RUY CASTRO
FOLHA DE SÃO PAULO
RIO DE JANEIRO - Longa vida a Ronaldo, mas, do ponto de vista do biógrafo, só será possível escrever um livro independente -"não-autorizado", como se diz- a seu respeito quando ele não tiver condições de atrapalhar a investigação. Esse é o problema de qualquer biografado vivo: não ser confiável. Mesmo que prometa "abrir tudo", ele constrangerá as fontes com o peso de sua presença e induzirá a que soneguem informações ou nem recebam o escritor.
Dito isto, não há biógrafo que não lamba os beiços ou esfregue as mãos diante dos desafios de se escrever uma biografia de Ronaldo. Sua brilhante trajetória como jogador de futebol e sua incrível série de contusões e recuperações já garantiriam uma narrativa emocionante sob o aspecto humano -a origem na pobreza, a luta na grande área, a dor, o estoicismo, a vitória e a fartura de dinheiro, sexo e festa, tudo em níveis que o torcedor comum nem pode conceber.

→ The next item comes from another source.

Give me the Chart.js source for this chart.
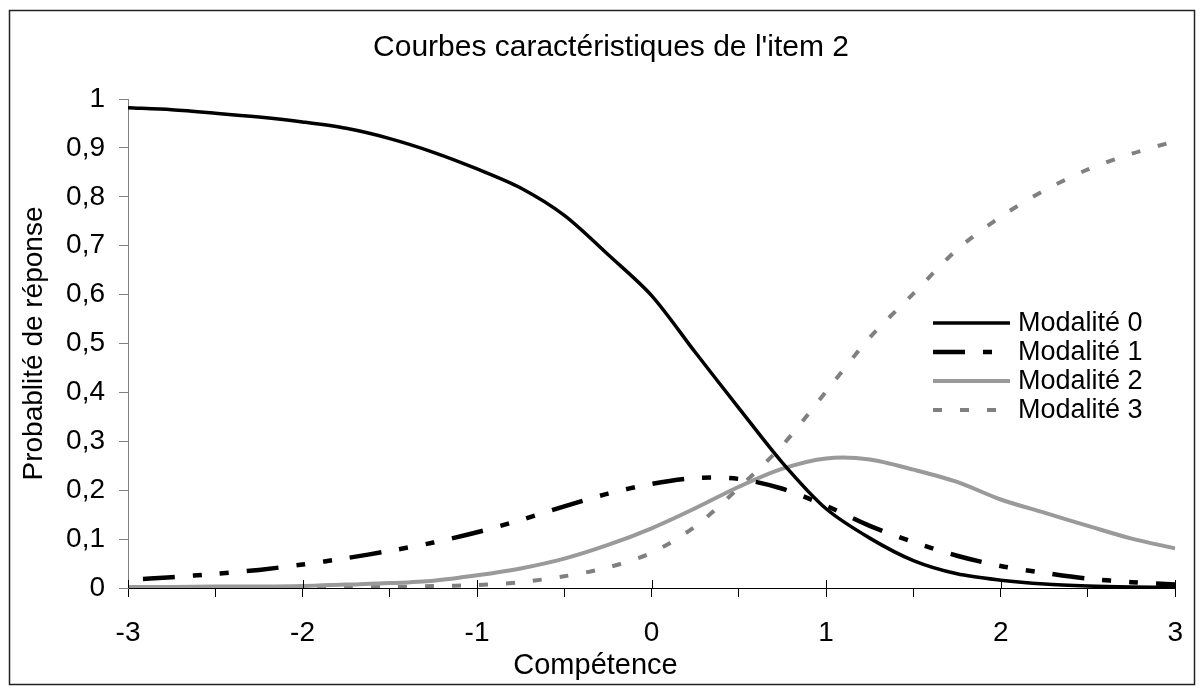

Mas este é só o esmalte, a superfície. O irresistível numa biografia de Ronaldo seria jogar luz nas zonas de sombra -aquelas que, tanto quanto os gols, as conquistas e os contratos, compuseram a sua personalidade. E elas não são poucas. Começaria pela convulsão a poucas horas da final da Copa de 1998 e, apesar disso, sua presença em campo contra a França- o quê, como e por quê aquilo aconteceu.
Seguiria com a história de seu casamento com a modelo e atriz Daniela Ciccarelli, em 2005, e a separação três meses depois; o constrangedor episódio com os travestis num motel da Barra, no Rio, em 2008; o namoro platônico com o Flamengo e seu inesperado casamento com o Corinthians, naquele mesmo ano; e, finalmente, a queda em desgraça, a aposentadoria e a mal contada alegação de hipotireoidismo para aplacar a ira dos corintianos contra ele.
Como eu disse, longa vida a Ronaldo. Mas que vida a ser contada!